Note the line about "the people that are tyring to make this world worse". Combined with the fact that this movie takes place in New York City which Neville refers to as "ground zero", this seems to be a reference to the war on terror. Interestingly, there may be a critique here of the Bush administration's characterization of the terrorists as people who "hate freedom" and want to destroy civilization. When Neville kidnaps a female zombie to use as a guinea pig for his anti-virus research, a male zombie risks his life to save the female. Neville rather obtusely interprets the event this way: "Behavioral note - an infected male exposed himself to sunlight today. Now it's possible decreased brain function or growing scarcity of food is causing them to ignore their basic survival instincts. Social de-evolution appears complete. Typical human behavior is now entirely absent." Of course, what's really going on is that the zombies are not entirely inhuman monsters but have genuine love for one another. (This theme is made explicit in the alternate ending to the film, available on the DVD's bonus disc.)

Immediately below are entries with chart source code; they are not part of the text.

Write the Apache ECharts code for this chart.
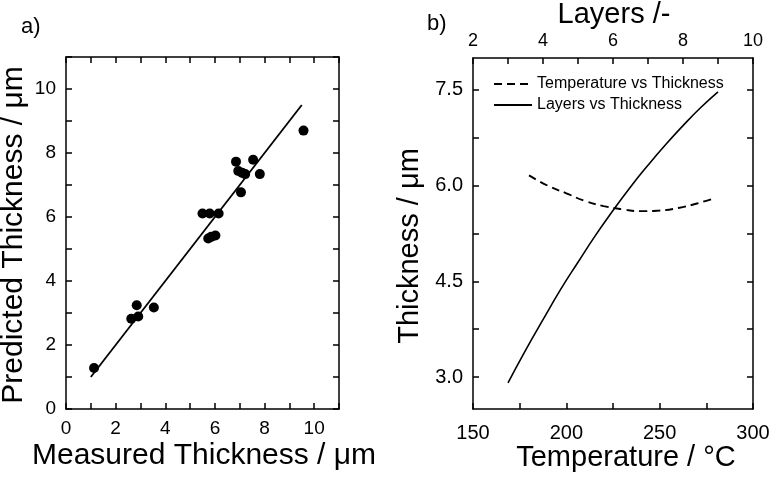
<!DOCTYPE html>
<html>
<head>
<meta charset="utf-8">
<script src="https://cdn.jsdelivr.net/npm/echarts@6/dist/echarts.min.js"></script>
<style>html,body{margin:0;padding:0;background:#fff}#c{width:777px;height:479px}</style>
</head>
<body>
<div id="c"></div>
<script>
// Panel a) data
const measured  = [1.13, 2.63, 2.85, 2.91, 3.54, 5.50, 5.79, 6.15, 5.73, 5.85, 6.02, 6.85, 6.94, 7.10, 7.22, 7.05, 7.54, 7.81, 9.57];
const predicted = [1.28, 2.82, 3.24, 2.89, 3.17, 6.11, 6.11, 6.11, 5.33, 5.38, 5.42, 7.73, 7.44, 7.38, 7.34, 6.77, 7.79, 7.34, 8.70];
const fitX = [1.0, 9.5];
const fitY = [1.0, 9.5];
const axisATicks = [0, 2, 4, 6, 8, 10];

// Panel b) data
const temperature = [180, 190, 200, 210, 220, 230, 240, 250, 260, 270, 280];
const thicknessT  = [6.16, 6.00, 5.88, 5.76, 5.68, 5.63, 5.60, 5.61, 5.65, 5.72, 5.81];
const layers      = [3, 3.5, 4, 4.5, 5, 5.5, 6, 6.5, 7, 7.5, 8, 8.5, 9];
const thicknessL  = [2.91, 3.42, 3.90, 4.37, 4.80, 5.22, 5.61, 5.98, 6.32, 6.64, 6.94, 7.22, 7.47];
const tempTicks   = [150, 200, 250, 300];
const layerTicks  = [2, 4, 6, 8, 10];
const thickLabels = [3.0, 4.5, 6.0, 7.5];
const thickMinor  = [3.0, 3.75, 4.5, 5.25, 6.0, 6.75, 7.5];

const FONT = 'Liberation Sans';
const BLACK = '#000';
const axLine = {show: true, onZero: false, lineStyle: {color: BLACK, width: 1.5}};
const tick = {show: true, inside: true, length: 6, lineStyle: {color: BLACK, width: 1.5}};

const chart = echarts.init(document.getElementById('c'), null, {renderer: 'canvas'});
chart.setOption({
  animation: false,
  backgroundColor: '#fff',
  textStyle: {fontFamily: FONT},
  grid: [
    {left: 66, top: 57, width: 273, height: 352, containLabel: false},
    {left: 473, top: 58, width: 280, height: 351, containLabel: false}
  ],
  xAxis: [
    {gridIndex: 0, type: 'value', position: 'bottom', min: 0, max: 11, interval: 1,
     axisLine: axLine, axisTick: tick, splitLine: {show: false},
     axisLabel: {color: BLACK, fontSize: 19, fontFamily: FONT, margin: 10,
       formatter: v => axisATicks.indexOf(v) >= 0 ? String(v) : ''}},
    {gridIndex: 0, type: 'value', position: 'top', min: 0, max: 11, interval: 1,
     axisLine: axLine, axisTick: tick, splitLine: {show: false}, axisLabel: {show: false}},
    {gridIndex: 1, type: 'value', position: 'bottom', min: 150, max: 300, interval: 25,
     axisLine: axLine, axisTick: tick, splitLine: {show: false},
     axisLabel: {color: BLACK, fontSize: 20, fontFamily: FONT, margin: 14,
       formatter: v => tempTicks.indexOf(v) >= 0 ? String(v) : ''}},
    {gridIndex: 1, type: 'value', position: 'top', min: 2, max: 10, interval: 1,
     axisLine: axLine, axisTick: tick, splitLine: {show: false},
     axisLabel: {color: BLACK, fontSize: 18, fontFamily: FONT, margin: 8,
       formatter: v => layerTicks.indexOf(v) >= 0 ? String(v) : ''}}
  ],
  yAxis: [
    {gridIndex: 0, type: 'value', position: 'left', min: 0, max: 11, interval: 1,
     axisLine: axLine, axisTick: tick, splitLine: {show: false},
     axisLabel: {color: BLACK, fontSize: 19, fontFamily: FONT, margin: 10,
       formatter: v => axisATicks.indexOf(v) >= 0 ? String(v) : ''}},
    {gridIndex: 0, type: 'value', position: 'right', min: 0, max: 11, interval: 1,
     axisLine: axLine, axisTick: tick, splitLine: {show: false}, axisLabel: {show: false}},
    {gridIndex: 1, type: 'value', position: 'left', min: 2.5, max: 8,
     axisLine: axLine, axisTick: Object.assign({}, tick, {customValues: thickMinor}),
     splitLine: {show: false},
     axisLabel: {color: BLACK, fontSize: 20, fontFamily: FONT, margin: 10,
       customValues: thickLabels, formatter: v => Number(v).toFixed(1)}},
    {gridIndex: 1, type: 'value', position: 'right', min: 2.5, max: 8,
     axisLine: axLine, axisTick: Object.assign({}, tick, {customValues: thickMinor}),
     splitLine: {show: false}, axisLabel: {show: false}}
  ],
  legend: {
    show: true, orient: 'vertical', left: 488, top: 71,
    itemWidth: 38, itemHeight: 14, itemGap: 5,
    itemStyle: {color: 'rgba(0,0,0,0)', borderColor: 'rgba(0,0,0,0)', borderWidth: 0, opacity: 0},
    textStyle: {color: BLACK, fontSize: 16, fontFamily: FONT},
    data: ['Temperature vs Thickness', 'Layers vs Thickness']
  },
  series: [
    {type: 'scatter', xAxisIndex: 0, yAxisIndex: 0, symbol: 'circle', symbolSize: 10,
     itemStyle: {color: BLACK, opacity: 1}, data: measured.map((x, i) => [x, predicted[i]])},
    {type: 'line', xAxisIndex: 0, yAxisIndex: 0, symbol: 'none',
     lineStyle: {color: BLACK, width: 1.8}, data: fitX.map((x, i) => [x, fitY[i]])},
    {name: 'Temperature vs Thickness', type: 'line', xAxisIndex: 2, yAxisIndex: 2,
     symbol: 'none', smooth: true, itemStyle: {color: BLACK},
     lineStyle: {color: BLACK, width: 1.9, type: [8, 5]},
     data: temperature.map((x, i) => [x, thicknessT[i]])},
    {name: 'Layers vs Thickness', type: 'line', xAxisIndex: 3, yAxisIndex: 2,
     symbol: 'none', smooth: true, itemStyle: {color: BLACK},
     lineStyle: {color: BLACK, width: 1.6},
     data: layers.map((x, i) => [x, thicknessL[i]])}
  ],
  graphic: [
    {type: 'text', left: 21, top: 16, style: {text: 'a)', fontSize: 22, fontFamily: FONT, fill: BLACK}},
    {type: 'text', left: 427, top: 13, style: {text: 'b)', fontSize: 22, fontFamily: FONT, fill: BLACK}},
    {type: 'text', x: 14, y: 235, rotation: Math.PI / 2,
     style: {text: 'Predicted Thickness / μm', fontSize: 30, fontFamily: FONT, fill: BLACK,
             align: 'center', verticalAlign: 'middle'}},
    {type: 'text', x: 204, y: 456,
     style: {text: 'Measured Thickness / μm', fontSize: 30, fontFamily: FONT, fill: BLACK,
             align: 'center', verticalAlign: 'middle'}},
    {type: 'text', x: 410, y: 246, rotation: Math.PI / 2,
     style: {text: 'Thickness / μm', fontSize: 29, fontFamily: FONT, fill: BLACK,
             align: 'center', verticalAlign: 'middle'}},
    {type: 'text', x: 626, y: 458,
     style: {text: 'Temperature / °C', fontSize: 29, fontFamily: FONT, fill: BLACK,
             align: 'center', verticalAlign: 'middle'}},
    {type: 'text', x: 614, y: 15,
     style: {text: 'Layers /-', fontSize: 29, fontFamily: FONT, fill: BLACK,
             align: 'center', verticalAlign: 'middle'}}
  ]
});
</script>
</body>
</html>
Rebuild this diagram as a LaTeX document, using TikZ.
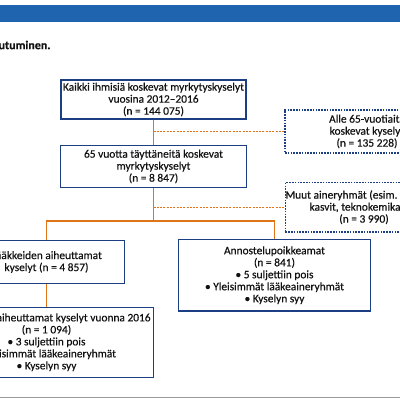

At another point, Neville refers to the fact that the zombie virus was a product of human technological experimentation gone wrong: "God didn't do this, we did." This line serves both to reinforce the traditional theodicy (by presenting evil is a result entirely of human sin and free will) as well as to suggest again a liberal viewpoint on terrorism (by implying that terrorism was in fact cultivated by America unjust foreign policies and cultural imperialism).

Whichever interpretation we emphasize (whether the reading of Neville as a Christ-figure battling absolutely evil zombies or the reading according to which both sides are morally ambiguous), the point seems to be the same: God is found in our relationships with others. It is when Neville is absolutely alone that he falls into despair about the death of God. But when he meets Anna, he learns again to hear God's voice (significantly, through a memory of his daughter's voice). And what is God's voice telling us? In the words of Neville's daily radio broadcast, "You are not alone. There is hope." In the words of Bob Marley, we can "light up the darkness" by spreading human love like a virus.

As an answer to the problem of evil, it's not terribly deep or original. But it's not entirely wrong, either.

2 comments:

Stasi said...

I didn't think it was boring and slow, I thought it was too sad and depressing. - the wife

Stasi said...

Also I think it was the zombie woman's blood that he gave Anna in the vial - it wasn't his own blood. I believe he says something like "the cure is in her blood." Tho I did get the sense that he was using his own blood to create the experimental cures.